| What you are asked to do |
Go through the data and copy every line exactly, but not the images.
* Begin *
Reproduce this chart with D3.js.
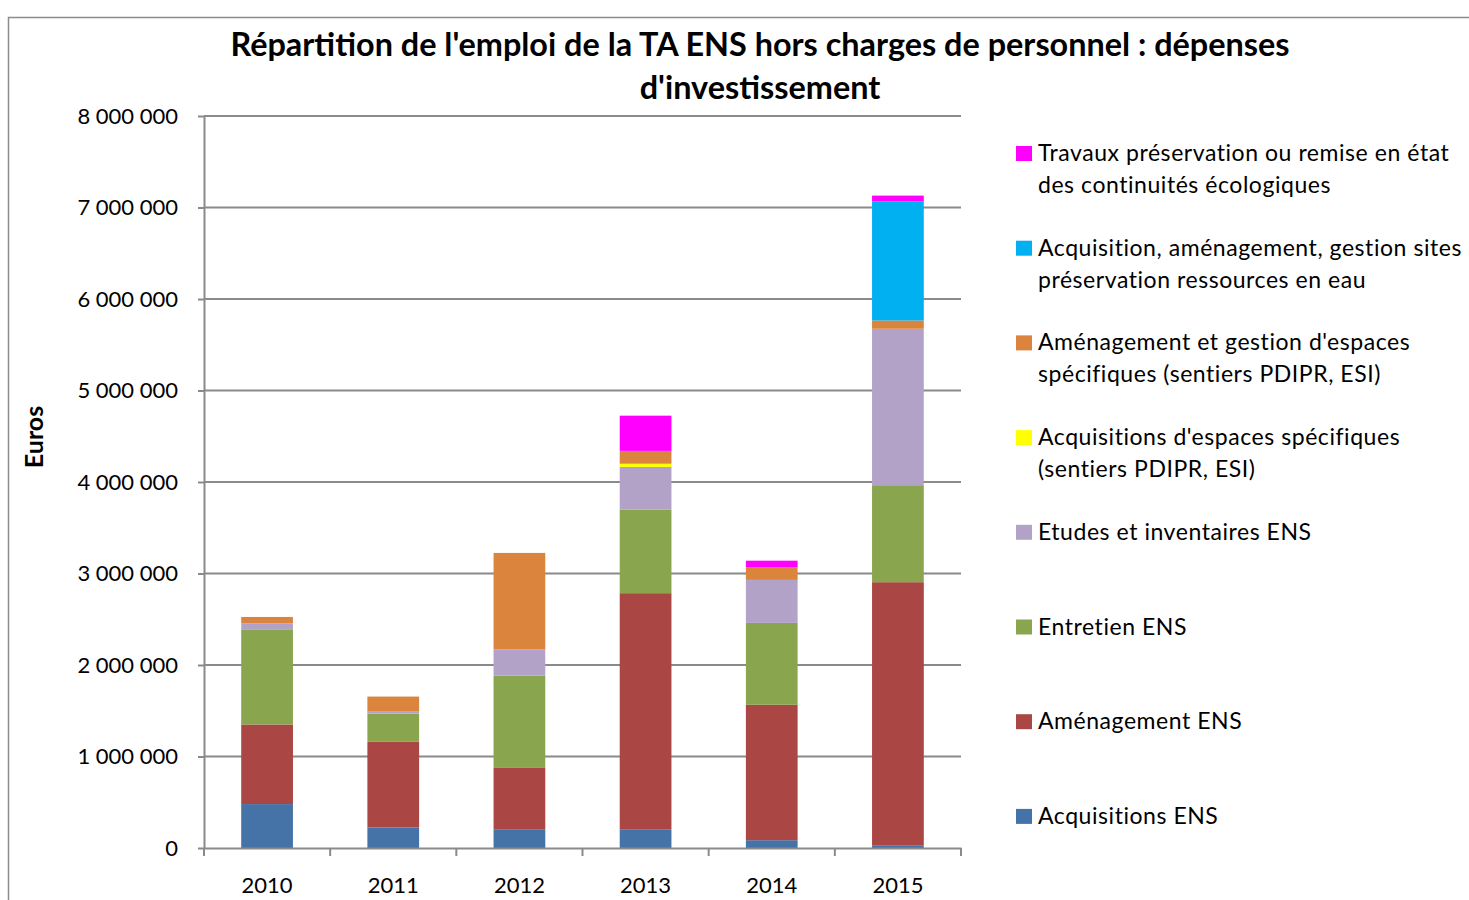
<!DOCTYPE html>
<html>
<head>
<meta charset="utf-8">
<script src="https://cdn.jsdelivr.net/npm/d3@7"></script>
<style>
  body { margin: 0; background: #fff; }
  svg { display: block; font-family: Lato, "Open Sans", sans-serif; }
</style>
</head>
<body>
<div id="chart"></div>
<script>
// Emploi de la TA ENS - dépenses d'investissement, barres empilées
const years = ["2010", "2011", "2012", "2013", "2014", "2015"];

const acquisitionsENS   = [480000, 225000, 205000, 205000, 85000, 25000];
const amenagementENS    = [870000, 935000, 670000, 2580000, 1480000, 2880000];
const entretienENS      = [1040000, 310000, 1010000, 915000, 895000, 1060000];
const etudesENS         = [65000, 20000, 285000, 465000, 470000, 1710000];
const acqEspacesSpec    = [0, 0, 0, 35000, 0, 0];
const amenEspacesSpec   = [70000, 165000, 1055000, 140000, 140000, 90000];
const sitesEau          = [0, 0, 0, 0, 0, 1300000];
const travauxContinuite = [0, 0, 0, 385000, 70000, 65000];

const yTicks = [0, 1000000, 2000000, 3000000, 4000000, 5000000, 6000000, 7000000, 8000000];

// séries dans l'ordre d'empilement (bas -> haut)
const series = [
    { key: "acq", label: ["Acquisitions ENS"], color: "#4572A7", values: acquisitionsENS },
    { key: "amen", label: ["Aménagement ENS"], color: "#AA4643", values: amenagementENS },
    { key: "entr", label: ["Entretien ENS"], color: "#89A54E", values: entretienENS },
    { key: "etud", label: ["Etudes et inventaires ENS"], color: "#B3A2C7", values: etudesENS },
    { key: "acqSpec", label: ["Acquisitions d'espaces spécifiques", "(sentiers PDIPR, ESI)"], color: "#FFFF00", values: acqEspacesSpec },
    { key: "amenSpec", label: ["Aménagement et gestion d'espaces", "spécifiques (sentiers PDIPR, ESI)"], color: "#DB843D", values: amenEspacesSpec },
    { key: "eau", label: ["Acquisition, aménagement, gestion sites", "préservation ressources en eau"], color: "#00B0F0", values: sitesEau },
    { key: "trav", label: ["Travaux préservation ou remise en état", "des continuités écologiques"], color: "#FF00FF", values: travauxContinuite }
];

const width = 1469;
const height = 900;
const margin = { top: 116, right: 508, bottom: 52, left: 204 };

const table = years.map((y, i) => {
    const row = { year: y };
    series.forEach(s => { row[s.key] = s.values[i]; });
    return row;
});

const stacked = d3.stack().keys(series.map(s => s.key))(table);

const x = d3.scaleBand()
    .domain(years)
    .range([margin.left, width - margin.right])
    .paddingInner(0.59)
    .paddingOuter(0.295);

const y = d3.scaleLinear()
    .domain([0, 8000000])
    .range([height - margin.bottom, margin.top]);

const svg = d3.select("#chart").append("svg")
    .attr("width", width)
    .attr("height", height);

// cadre du graphique
svg.append("rect")
    .attr("x", 8.5)
    .attr("y", 17.5)
    .attr("width", 1500)
    .attr("height", 1000)
    .attr("fill", "none")
    .attr("stroke", "#8c8c8c")
    .attr("stroke-width", 1.5);

// quadrillage
svg.append("g")
    .selectAll("line")
    .data(yTicks.slice(1))
    .join("line")
    .attr("x1", margin.left)
    .attr("x2", width - margin.right)
    .attr("y1", d => y(d))
    .attr("y2", d => y(d))
    .attr("stroke", "#8a8a8a")
    .attr("stroke-width", 2);

// barres
const colorOf = {};
series.forEach(s => { colorOf[s.key] = s.color; });

svg.append("g")
    .selectAll("g")
    .data(stacked)
    .join("g")
    .attr("fill", d => colorOf[d.key])
    .selectAll("rect")
    .data(d => d)
    .join("rect")
    .attr("x", d => x(d.data.year))
    .attr("y", d => y(d[1]))
    .attr("width", x.bandwidth())
    .attr("height", d => y(d[0]) - y(d[1]));

// axe Y
const fmt = d => d3.format(",")(d).replace(/,/g, " ");
const yAxis = svg.append("g")
    .attr("transform", `translate(${margin.left},0)`)
    .call(d3.axisLeft(y).tickValues(yTicks).tickFormat(fmt).tickSize(6).tickSizeOuter(0).tickPadding(20));
yAxis.attr("font-family", null).attr("font-size", null);
yAxis.select(".domain").attr("stroke", "#8a8a8a").attr("stroke-width", 2);
yAxis.selectAll(".tick line").attr("stroke", "#8a8a8a").attr("stroke-width", 2);
yAxis.selectAll("text")
    .attr("fill", "#000")
    .style("font-size", "22px");

// axe X
const xAxis = svg.append("g")
    .attr("transform", `translate(0,${height - margin.bottom})`)
    .call(d3.axisBottom(x).tickSize(0).tickPadding(29));
xAxis.attr("font-family", null).attr("font-size", null);
xAxis.select(".domain").attr("stroke", "#8a8a8a").attr("stroke-width", 2);
xAxis.selectAll("text")
    .attr("fill", "#000")
    .style("font-size", "22px");

// graduations entre les catégories
const edges = [margin.left].concat(years.map(yr => x(yr) + x.bandwidth() + x.step() * x.paddingInner() / 2));
edges[edges.length - 1] = width - margin.right;
svg.append("g")
    .selectAll("line")
    .data(edges)
    .join("line")
    .attr("x1", d => d)
    .attr("x2", d => d)
    .attr("y1", height - margin.bottom)
    .attr("y2", height - margin.bottom + 8)
    .attr("stroke", "#8a8a8a")
    .attr("stroke-width", 2);

// titre
const title = svg.append("text")
    .attr("text-anchor", "middle")
    .style("font-size", "32.4px")
    .style("font-weight", "bold");
title.append("tspan").attr("x", 760).attr("y", 56)
    .text("Répartition de l'emploi de la TA ENS hors charges de personnel : dépenses");
title.append("tspan").attr("x", 760).attr("y", 99)
    .text("d'investissement");

// titre axe Y
svg.append("text")
    .attr("transform", "translate(43,437) rotate(-90)")
    .attr("text-anchor", "middle")
    .style("font-size", "25px")
    .style("font-weight", "bold")
    .text("Euros");

// légende (ordre inverse)
const legendItems = series.slice().reverse();
const legend = svg.append("g")
    .selectAll("g")
    .data(legendItems)
    .join("g")
    .attr("transform", (d, i) => `translate(1016,${146 + i * 94.7})`);

legend.append("rect")
    .attr("width", 16)
    .attr("height", 15)
    .attr("fill", d => d.color);

legend.append("text")
    .style("font-size", "23px")
    .style("letter-spacing", "0.55px")
    .attr("fill", "#000")
    .selectAll("tspan")
    .data(d => d.label)
    .join("tspan")
    .attr("x", 22)
    .attr("y", (d, i) => 15 + i * 32)
    .text(d => d);
</script>
</body>
</html>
* End *
| Full solution |
Reproduce this chart with D3.js.
<!DOCTYPE html>
<html>
<head>
<meta charset="utf-8">
<script src="https://cdn.jsdelivr.net/npm/d3@7"></script>
<style>
  body { margin: 0; background: #fff; }
  svg { display: block; font-family: Lato, "Open Sans", sans-serif; }
</style>
</head>
<body>
<div id="chart"></div>
<script>
// Emploi de la TA ENS - dépenses d'investissement, barres empilées
const years = ["2010", "2011", "2012", "2013", "2014", "2015"];

const acquisitionsENS   = [480000, 225000, 205000, 205000, 85000, 25000];
const amenagementENS    = [870000, 935000, 670000, 2580000, 1480000, 2880000];
const entretienENS      = [1040000, 310000, 1010000, 915000, 895000, 1060000];
const etudesENS         = [65000, 20000, 285000, 465000, 470000, 1710000];
const acqEspacesSpec    = [0, 0, 0, 35000, 0, 0];
const amenEspacesSpec   = [70000, 165000, 1055000, 140000, 140000, 90000];
const sitesEau          = [0, 0, 0, 0, 0, 1300000];
const travauxContinuite = [0, 0, 0, 385000, 70000, 65000];

const yTicks = [0, 1000000, 2000000, 3000000, 4000000, 5000000, 6000000, 7000000, 8000000];

// séries dans l'ordre d'empilement (bas -> haut)
const series = [
    { key: "acq", label: ["Acquisitions ENS"], color: "#4572A7", values: acquisitionsENS },
    { key: "amen", label: ["Aménagement ENS"], color: "#AA4643", values: amenagementENS },
    { key: "entr", label: ["Entretien ENS"], color: "#89A54E", values: entretienENS },
    { key: "etud", label: ["Etudes et inventaires ENS"], color: "#B3A2C7", values: etudesENS },
    { key: "acqSpec", label: ["Acquisitions d'espaces spécifiques", "(sentiers PDIPR, ESI)"], color: "#FFFF00", values: acqEspacesSpec },
    { key: "amenSpec", label: ["Aménagement et gestion d'espaces", "spécifiques (sentiers PDIPR, ESI)"], color: "#DB843D", values: amenEspacesSpec },
    { key: "eau", label: ["Acquisition, aménagement, gestion sites", "préservation ressources en eau"], color: "#00B0F0", values: sitesEau },
    { key: "trav", label: ["Travaux préservation ou remise en état", "des continuités écologiques"], color: "#FF00FF", values: travauxContinuite }
];

const width = 1469;
const height = 900;
const margin = { top: 116, right: 508, bottom: 52, left: 204 };

const table = years.map((y, i) => {
    const row = { year: y };
    series.forEach(s => { row[s.key] = s.values[i]; });
    return row;
});

const stacked = d3.stack().keys(series.map(s => s.key))(table);

const x = d3.scaleBand()
    .domain(years)
    .range([margin.left, width - margin.right])
    .paddingInner(0.59)
    .paddingOuter(0.295);

const y = d3.scaleLinear()
    .domain([0, 8000000])
    .range([height - margin.bottom, margin.top]);

const svg = d3.select("#chart").append("svg")
    .attr("width", width)
    .attr("height", height);

// cadre du graphique
svg.append("rect")
    .attr("x", 8.5)
    .attr("y", 17.5)
    .attr("width", 1500)
    .attr("height", 1000)
    .attr("fill", "none")
    .attr("stroke", "#8c8c8c")
    .attr("stroke-width", 1.5);

// quadrillage
svg.append("g")
    .selectAll("line")
    .data(yTicks.slice(1))
    .join("line")
    .attr("x1", margin.left)
    .attr("x2", width - margin.right)
    .attr("y1", d => y(d))
    .attr("y2", d => y(d))
    .attr("stroke", "#8a8a8a")
    .attr("stroke-width", 2);

// barres
const colorOf = {};
series.forEach(s => { colorOf[s.key] = s.color; });

svg.append("g")
    .selectAll("g")
    .data(stacked)
    .join("g")
    .attr("fill", d => colorOf[d.key])
    .selectAll("rect")
    .data(d => d)
    .join("rect")
    .attr("x", d => x(d.data.year))
    .attr("y", d => y(d[1]))
    .attr("width", x.bandwidth())
    .attr("height", d => y(d[0]) - y(d[1]));

// axe Y
const fmt = d => d3.format(",")(d).replace(/,/g, " ");
const yAxis = svg.append("g")
    .attr("transform", `translate(${margin.left},0)`)
    .call(d3.axisLeft(y).tickValues(yTicks).tickFormat(fmt).tickSize(6).tickSizeOuter(0).tickPadding(20));
yAxis.attr("font-family", null).attr("font-size", null);
yAxis.select(".domain").attr("stroke", "#8a8a8a").attr("stroke-width", 2);
yAxis.selectAll(".tick line").attr("stroke", "#8a8a8a").attr("stroke-width", 2);
yAxis.selectAll("text")
    .attr("fill", "#000")
    .style("font-size", "22px");

// axe X
const xAxis = svg.append("g")
    .attr("transform", `translate(0,${height - margin.bottom})`)
    .call(d3.axisBottom(x).tickSize(0).tickPadding(29));
xAxis.attr("font-family", null).attr("font-size", null);
xAxis.select(".domain").attr("stroke", "#8a8a8a").attr("stroke-width", 2);
xAxis.selectAll("text")
    .attr("fill", "#000")
    .style("font-size", "22px");

// graduations entre les catégories
const edges = [margin.left].concat(years.map(yr => x(yr) + x.bandwidth() + x.step() * x.paddingInner() / 2));
edges[edges.length - 1] = width - margin.right;
svg.append("g")
    .selectAll("line")
    .data(edges)
    .join("line")
    .attr("x1", d => d)
    .attr("x2", d => d)
    .attr("y1", height - margin.bottom)
    .attr("y2", height - margin.bottom + 8)
    .attr("stroke", "#8a8a8a")
    .attr("stroke-width", 2);

// titre
const title = svg.append("text")
    .attr("text-anchor", "middle")
    .style("font-size", "32.4px")
    .style("font-weight", "bold");
title.append("tspan").attr("x", 760).attr("y", 56)
    .text("Répartition de l'emploi de la TA ENS hors charges de personnel : dépenses");
title.append("tspan").attr("x", 760).attr("y", 99)
    .text("d'investissement");

// titre axe Y
svg.append("text")
    .attr("transform", "translate(43,437) rotate(-90)")
    .attr("text-anchor", "middle")
    .style("font-size", "25px")
    .style("font-weight", "bold")
    .text("Euros");

// légende (ordre inverse)
const legendItems = series.slice().reverse();
const legend = svg.append("g")
    .selectAll("g")
    .data(legendItems)
    .join("g")
    .attr("transform", (d, i) => `translate(1016,${146 + i * 94.7})`);

legend.append("rect")
    .attr("width", 16)
    .attr("height", 15)
    .attr("fill", d => d.color);

legend.append("text")
    .style("font-size", "23px")
    .style("letter-spacing", "0.55px")
    .attr("fill", "#000")
    .selectAll("tspan")
    .data(d => d.label)
    .join("tspan")
    .attr("x", 22)
    .attr("y", (d, i) => 15 + i * 32)
    .text(d => d);
</script>
</body>
</html>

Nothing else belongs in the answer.